* **What is asked**:
Read through the data and report every line in which the word "with" occurs.

* **Records to process**:

--- Begin ---

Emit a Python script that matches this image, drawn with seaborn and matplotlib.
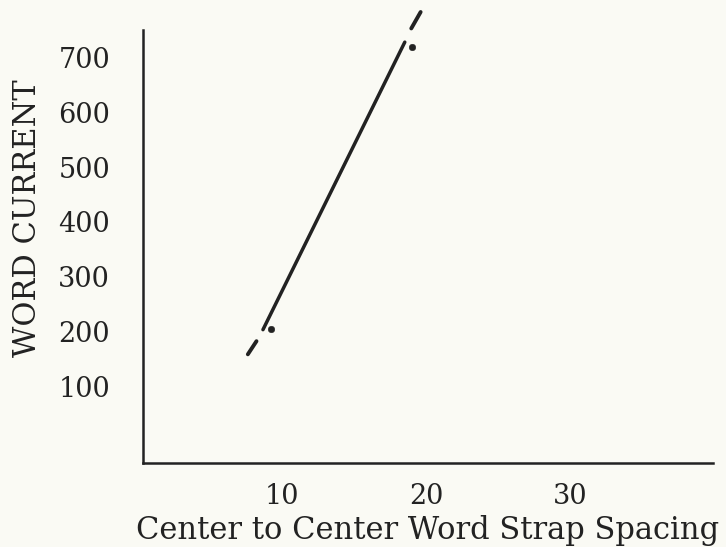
import matplotlib
matplotlib.use('Agg')
import matplotlib.pyplot as plt
import seaborn as sns
import pandas as pd

# measured points
spacing = [9.2, 19.0]
current = [205, 720]

# drawn line (solid part) and its dashed extensions
line_x = [8.65, 18.5]
line_y = [203, 728]
dash_lo_x = [7.6, 8.2]
dash_lo_y = [158, 182]
dash_hi_x = [18.95, 19.6]
dash_hi_y = [753, 783]

x_ticks = [10, 20, 30]
y_ticks = [100, 200, 300, 400, 500, 600, 700]

sns.set_style('white')
plt.rcParams['font.family'] = ['DejaVu Serif']
ink = '#222222'
bg = '#fafaf4'

fig = plt.figure(figsize=(7.26, 5.47), dpi=100, facecolor=bg)
ax = fig.add_axes([0.1966, 0.154, 0.7854, 0.791])
ax.set_facecolor(bg)

df = pd.DataFrame({'x': spacing, 'y': current})
sns.scatterplot(data=df, x='x', y='y', ax=ax, color=ink, s=22, edgecolor=ink, clip_on=False)
sns.lineplot(x=line_x, y=line_y, ax=ax, color=ink, lw=2.5)
for xs, ys in [(dash_lo_x, dash_lo_y), (dash_hi_x, dash_hi_y)]:
    l = ax.plot(xs, ys, color=ink, lw=2.8, solid_capstyle='round')[0]
    l.set_clip_on(False)

ax.set_xlim(0.3, 39.9)
ax.set_ylim(-40, 750)
ax.set_xticks(x_ticks)
ax.set_yticks(y_ticks)
ax.tick_params(axis='both', direction='out', length=9.5, width=2, color=ink,
               labelsize=19.5, labelcolor=ink)
ax.tick_params(axis='y', pad=14)
ax.tick_params(axis='x', pad=5)
for s in ['top', 'right']:
    ax.spines[s].set_visible(False)
for s in ['left', 'bottom']:
    ax.spines[s].set_color(ink)
    ax.spines[s].set_linewidth(1.8)

ax.set_xlabel('Center to Center Word Strap Spacing', fontsize=22, color=ink, labelpad=4)
ax.set_ylabel('WORD CURRENT', fontsize=22, color=ink)
ax.yaxis.set_label_coords(-0.175, 0.566)

fig.savefig('out.png', dpi=100, facecolor=bg)
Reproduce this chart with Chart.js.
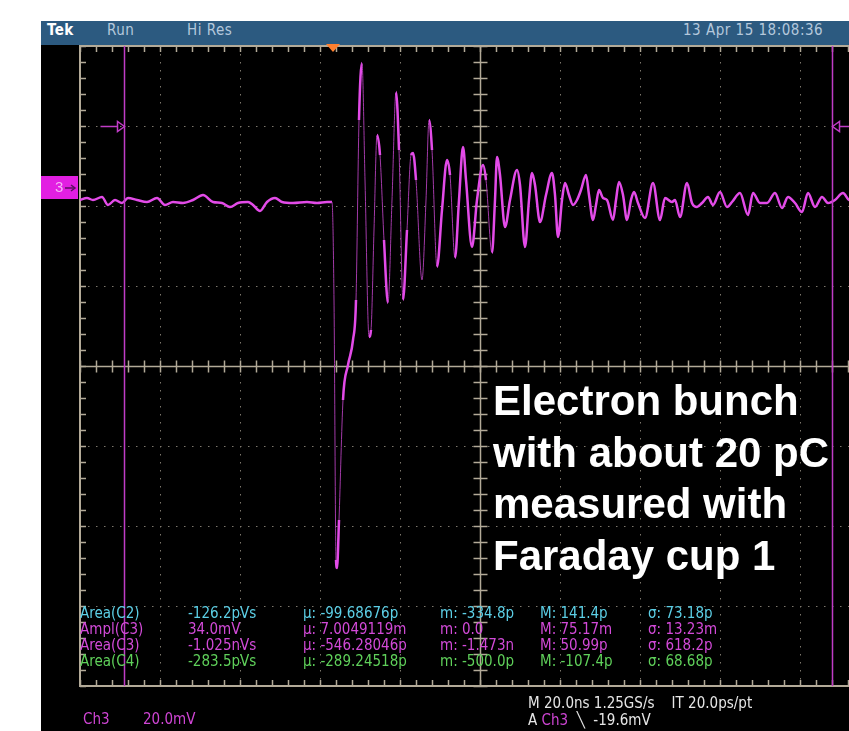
<!DOCTYPE html>
<html>
<head>
<meta charset="utf-8">
<script src="https://cdn.jsdelivr.net/npm/chart.js@4.4.1/dist/chart.umd.min.js"></script>
<style>
  html, body { margin: 0; padding: 0; width: 849px; height: 731px; overflow: hidden; background: #fff; }
  #screen { position: absolute; left: 41px; top: 21px; width: 900px; height: 720px; background: #000; }
  #header { position: absolute; left: 41px; top: 21px; width: 900px; height: 24px; background: #2c5a80; }
  .hdr { position: absolute; top: 21px; height: 24px; line-height: 24px; font: 15px "Liberation Sans Narrow", "DejaVu Sans Condensed", sans-serif; color: #b4c8dc; letter-spacing: 0.5px; }
  #scope { position: absolute; left: 0; top: 0; }
  .meas { position: absolute; font: 15px "Liberation Sans Narrow", "DejaVu Sans Condensed", sans-serif; white-space: pre; line-height: 16px; }
  .note { position: absolute; left: 493px; top: 375px; font: bold 42px "Liberation Sans", Arial, sans-serif; color: #fff; line-height: 51.5px; white-space: pre; }
</style>
</head>
<body>
<div id="screen"></div>
<div id="header"></div>
<div class="hdr" style="left:47px;color:#fff;font-weight:bold;">Tek</div>
<div class="hdr" style="left:107px;">Run</div>
<div class="hdr" style="left:187px;">Hi Res</div>
<div class="hdr" style="left:683px;">13 Apr 15 18:08:36</div>
<canvas id="scope" width="900" height="731"></canvas>
<div id="readout"></div>
<div class="note">Electron bunch
with about 20 pC
measured with
Faraday cup 1</div>
<script>
// Ch3 trace, time from left graticule edge (ns, 20 ns/div) and level vs. ground marker (mV, 20 mV/div)
const traceTimeNs = [
  0, 1.75, 3.25, 5.5, 7, 8.75, 10.5, 12, 14.25, 16.75, 19.25, 21.25, 23.25, 25.75, 28.25, 30.75,
  33.25, 35.5, 37.5, 39.5, 42, 43.25, 45, 46.75, 48.75, 50.5, 53.25, 56.75, 59.25, 61.75, 63,
  63.5, 64, 64.25, 64.75, 65.75, 67, 68.25, 69, 69.75, 70.5, 71.25, 72.25, 72.75, 73.5, 74.25,
  75, 76, 77, 78, 79, 79.75, 80.75, 81.75, 82.75, 83.25, 84, 85.5, 86.5, 87.25, 88, 89.25,
  90.5, 91.75, 92.5, 93.75, 94.75, 95.75, 96.5, 98, 99.25, 100.75, 101.5, 103, 103.75, 104.25,
  105, 106.25, 107.5, 109.25, 110, 111.25, 112.25, 113, 113.75, 115, 116.5, 118, 118.75, 119.5,
  120.5, 121.25, 122.25, 123.25, 124.25, 125.25, 126.5, 127.25, 128.25, 129, 129.75, 130.75,
  131.75, 133.25, 134, 134.75, 135.75, 136.75, 137.75, 138.5, 139.5, 141.25, 143.25, 145,
  146.25, 148, 148.75, 150, 151.75, 153, 154.25, 155.5, 157, 158.25, 160, 161.75, 163, 165,
  167, 168.25, 170, 171.75, 173.75, 175.5, 177, 178.75, 180.5, 182, 183.75, 185.5, 187,
  188.75, 190.75, 192.25, 195, 197.5, 200,
];
const traceMv = [
  -3, -2.5, -3, -2.25, -4.25, -3, -3.75, -2.5, -3, -3.5, -2.5, -4.25, -3.5, -3.75, -3, -1.75,
  -3.5, -3.75, -4.75, -3.75, -3.5, -4.25, -5.75, -3.5, -2.5, -3.5, -3.75, -3.5, -3.75, -3.5, -3.5,
  -28, -93, -95, -83, -53, -44.25, -38, -28, 17, 31.25, 2, -37.25, -35.5, -10.5, 13.25,
  8.25, -13, -28.75, -3, 24, 9.5, -28, -10.5, 8.25, 8.75, 2, -23, -3, 17, 9.5, -19.75,
  -5.5, 7, 3.25, -17.5, -3, 10.25, 2, -14.75, -3, 5.75, 2, -16.25, -3, 7.75,
  3.25, -9.75, -3, 4.5, 0.75, -14.75, -3, 3.75, 0.75, -8.5, -1.75, 3.75, -1.75, -12.25,
  -3, 1.25, -1.75, -4.25, -3, -0.5, 3.25, -1.75, -8, -4.25, -0.5, -2.5,
  -3, -8, -3, 1.5, -1.75, -8, -3, -1, -3.75, -7.5, 1.25, -8,
  -2.5, -3.5, -3, -7.25, 1.25, -3.75, -4.75, -3.75, -2.25, -4.25, -1, -4.75, -3.5, -1.25,
  -6.75, -1.25, -3.75, -3.75, -1.25, -5, -2.25, -3.75, -6, -1.25, -4.75, -2.25, -3.75,
  -3, -1.25, -3, -3.5, -2, -3,
];

const screenTimeNs = [0, 200];
const screenMv = [-124.5, 35.5];
const divisionTimesNs = [20, 40, 60, 80, 100, 120, 140, 160, 180];
const divisionLevelsMv = [-104.5, -84.5, -64.5, -44.5, -24.5, -4.5, 15.5];
const centerTimeNs = 100;
const centerLevelMv = -44.5;
const minorStep = 4;

const cursorTimesNs = [11, 188];
const cursorRefMv = 15.5;
const triggerTimeNs = 63.25;
const groundMv = 0;

const measLabels = ["Area(C2)", "Ampl(C3)", "Area(C3)", "Area(C4)"];
const measValues = ["-126.2pVs", "34.0mV", "-1.025nVs", "-283.5pVs"];
const measMean = ["µ: -99.68676p", "µ: 7.0049119m", "µ: -546.28046p", "µ: -289.24518p"];
const measMin = ["m: -334.8p", "m: 0.0", "m: -1.473n", "m: -500.0p"];
const measMax = ["M: 141.4p", "M: 75.17m", "M: 50.99p", "M: -107.4p"];
const measSigma = ["σ: 73.18p", "σ: 13.23m", "σ: 618.2p", "σ: 68.68p"];
const measColors = ["#5ccfe6", "#d24ad8", "#d24ad8", "#5fd05a"];

const GRAT = "#b3aa98";
const DOTS = "#7c776c";
const TRACE = "#e34be8";
const TRACE_EDGE = "#a23aa8";

function strokeLine(ctx, x1, y1, x2, y2) {
  ctx.beginPath();
  ctx.moveTo(x1, y1);
  ctx.lineTo(x2, y2);
  ctx.stroke();
}

function isSteep(seg) {
  const dx = Math.abs(seg.p1.x - seg.p0.x);
  const dy = Math.abs(seg.p1.y - seg.p0.y);
  return dy > 70 && dy > 10 * dx;
}

const graticulePlugin = {
  id: "graticule",
  beforeDatasetsDraw(chart) {
    const { ctx, chartArea: a } = chart;
    const x = chart.scales.x;
    const y = chart.scales.y;
    ctx.save();

    ctx.strokeStyle = DOTS;
    ctx.lineWidth = 1;
    ctx.setLineDash([1.5, 6.5]);
    divisionTimesNs.forEach((t) => {
      const px = Math.round(x.getPixelForValue(t)) + 0.5;
      strokeLine(ctx, px, a.top, px, a.bottom);
    });
    divisionLevelsMv.forEach((v) => {
      const py = Math.round(y.getPixelForValue(v)) + 0.5;
      strokeLine(ctx, a.left, py, a.right, py);
    });
    ctx.setLineDash([]);

    ctx.strokeStyle = GRAT;
    ctx.lineWidth = 2;
    ctx.strokeRect(a.left, a.top, a.right - a.left, a.bottom - a.top);

    const cx = Math.round(x.getPixelForValue(centerTimeNs)) + 0.5;
    const cy = Math.round(y.getPixelForValue(centerLevelMv)) + 0.5;
    ctx.lineWidth = 1.5;
    strokeLine(ctx, cx, a.top, cx, a.bottom);
    strokeLine(ctx, a.left, cy, a.right, cy);

    for (let t = screenTimeNs[0]; t <= screenTimeNs[1]; t += minorStep) {
      const px = Math.round(x.getPixelForValue(t)) + 0.5;
      strokeLine(ctx, px, a.top, px, a.top + 6);
      strokeLine(ctx, px, a.bottom - 6, px, a.bottom);
      strokeLine(ctx, px, cy - 6, px, cy + 6);
    }
    for (let v = screenMv[0]; v <= screenMv[1]; v += minorStep) {
      const py = Math.round(y.getPixelForValue(v)) + 0.5;
      strokeLine(ctx, a.left, py, a.left + 6, py);
      strokeLine(ctx, cx - 7, py, cx + 7, py);
    }
    ctx.restore();
  },
};

const markersPlugin = {
  id: "markers",
  afterDatasetsDraw(chart) {
    const { ctx, chartArea: a } = chart;
    const x = chart.scales.x;
    const y = chart.scales.y;
    ctx.save();

    // cursors
    ctx.strokeStyle = "#c03cc6";
    ctx.lineWidth = 1.5;
    const ry = Math.round(y.getPixelForValue(cursorRefMv)) + 0.5;
    cursorTimesNs.forEach((t, i) => {
      const px = Math.round(x.getPixelForValue(t)) + 0.5;
      strokeLine(ctx, px, a.top, px, a.bottom);
      const dir = i === 0 ? -1 : 1;
      ctx.beginPath();
      ctx.moveTo(px, ry);
      ctx.lineTo(px + dir * 7, ry - 5);
      ctx.lineTo(px + dir * 7, ry + 5);
      ctx.closePath();
      ctx.stroke();
      strokeLine(ctx, px + dir * 7, ry, px + dir * 24, ry);
    });

    // trigger position
    const tx = x.getPixelForValue(triggerTimeNs);
    ctx.fillStyle = "#ff7f2e";
    ctx.beginPath();
    ctx.moveTo(tx - 7, a.top - 2);
    ctx.lineTo(tx + 7, a.top - 2);
    ctx.lineTo(tx, a.top + 6);
    ctx.closePath();
    ctx.fill();

    // ground marker
    const gy = y.getPixelForValue(groundMv);
    ctx.fillStyle = "#e21fe2";
    ctx.fillRect(41, gy - 12, a.left - 43, 23);
    ctx.fillStyle = "#f5b5f5";
    ctx.font = "15px 'Liberation Sans Narrow', sans-serif";
    ctx.textBaseline = "middle";
    ctx.fillText("3", 55, gy);
    ctx.strokeStyle = "#5a1060";
    ctx.lineWidth = 1.5;
    strokeLine(ctx, 65, gy, 74, gy);
    ctx.beginPath();
    ctx.moveTo(71, gy - 3);
    ctx.lineTo(75, gy);
    ctx.lineTo(71, gy + 3);
    ctx.stroke();
    ctx.restore();
  },
};

function renderReadout() {
  const columns = [
    { left: 80, rows: measLabels },
    { left: 188, rows: measValues },
    { left: 303, rows: measMean },
    { left: 440, rows: measMin },
    { left: 540, rows: measMax },
    { left: 648, rows: measSigma },
  ];
  const container = document.getElementById("readout");
  let html = "";
  columns.forEach((col) => {
    col.rows.forEach((text, row) => {
      html += `<div class="meas" style="left:${col.left}px;top:${605 + row * 16}px;color:${measColors[row]}">${text}</div>`;
    });
  });
  html += `<div class="meas" style="left:83px;top:711px;color:#cf45d4">Ch3</div>`;
  html += `<div class="meas" style="left:143px;top:711px;color:#cf45d4">20.0mV</div>`;
  html += `<div class="meas" style="left:528px;top:695px;color:#e6e6e6">M 20.0ns 1.25GS/s    IT 20.0ps/pt</div>`;
  html += `<div class="meas" style="left:528px;top:712px;color:#e6e6e6">A <span style="color:#cf45d4">Ch3</span>  \u2572  -19.6mV</div>`;
  container.innerHTML = html;
}

function renderScope() {
  new Chart(document.getElementById("scope"), {
    type: "line",
    data: {
      datasets: [
        {
          label: "Ch3",
          data: traceTimeNs.map((t, i) => ({ x: t, y: traceMv[i] })),
          borderColor: TRACE,
          borderWidth: 2.5,
          pointRadius: 0,
          cubicInterpolationMode: "monotone",
          segment: {
            borderColor: (seg) => (isSteep(seg) ? TRACE_EDGE : TRACE),
            borderWidth: (seg) => (isSteep(seg) ? 1 : 2.5),
          },
        },
      ],
    },
    options: {
      responsive: false,
      animation: false,
      layout: { padding: { left: 80, top: 46, right: 20, bottom: 45 } },
      plugins: { legend: { display: false }, tooltip: { enabled: false } },
      scales: {
        x: { type: "linear", display: false, min: screenTimeNs[0], max: screenTimeNs[1] },
        y: { type: "linear", display: false, min: screenMv[0], max: screenMv[1] },
      },
    },
    plugins: [graticulePlugin, markersPlugin],
  });
}

renderReadout();
renderScope();
</script>
</body>
</html>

--- End ---

* **Response to the task**:
Emit a Python script that matches this image, drawn with seaborn and matplotlib.
Reproduce this chart with Chart.js.
with about 20 pC
measured with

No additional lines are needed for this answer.